Registered for such use in or on the article
To meet the requirement that the pesticide in a treated article is “registered for such use,” the pesticide itself must be registered with EPA. Therefore, when developing a product label which informs the user how the pesticide may be used, careful consideration to the pesticide’s EPA registration license must be given in order to that comply with the Treated Articles Exemption. The pesticide in the treated article must be present in the article as the result of incorporating the pesticide (it is not sufficient if the treated article simply resembles or acts like a registered pesticide).
Labeling can only claim the product itself is protected
To meet the labeling requirements, the product label may only bear claims that the product itself is protected by the pesticide. For example, a claim must make clear that the article has been treated with the antimicrobial product to protect the product from the growth of microbes. Product labeling that does not clearly meet this requirement, is likely not acceptable under the Treated Articles Exemption because it expresses or implies protection that extends beyond the article itself.
Failure to meet the above labeling requirements
To qualify for the Treated Articles Exemption, both conditions stated above must be met, otherwise the article does not qualify for the exemption and is subject to regulation under FIFRA. If a product does not qualify for the exemption, it may not be legally sold or distributed unless it is registered with EPA subject to all the requirements of FIFRA.

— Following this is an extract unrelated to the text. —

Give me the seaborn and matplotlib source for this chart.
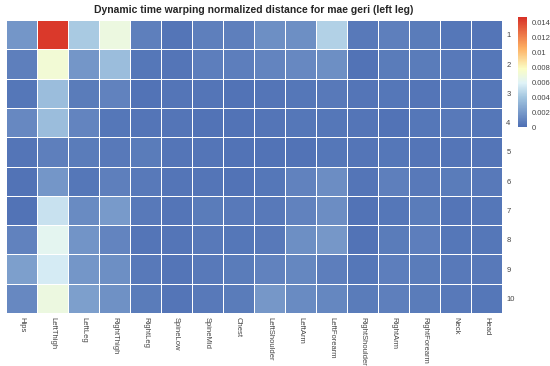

In order to obtain FIFRA registration, an applicant must submit data supporting the claims that are to be marketed and meet registration requirements. EPA does not currently have testing protocols for the development of data, therefore an applicant must submit its testing protocols to EPA before the applicant develops data. The data must be validated by a third-party lab, which rigorously tests product samples to evaluate the claims. When the third-party lab releases the results of its testing, EPA then issues a statement that the applicant is allowed to make about its product with respect to the pesticidal properties, along with a registration number.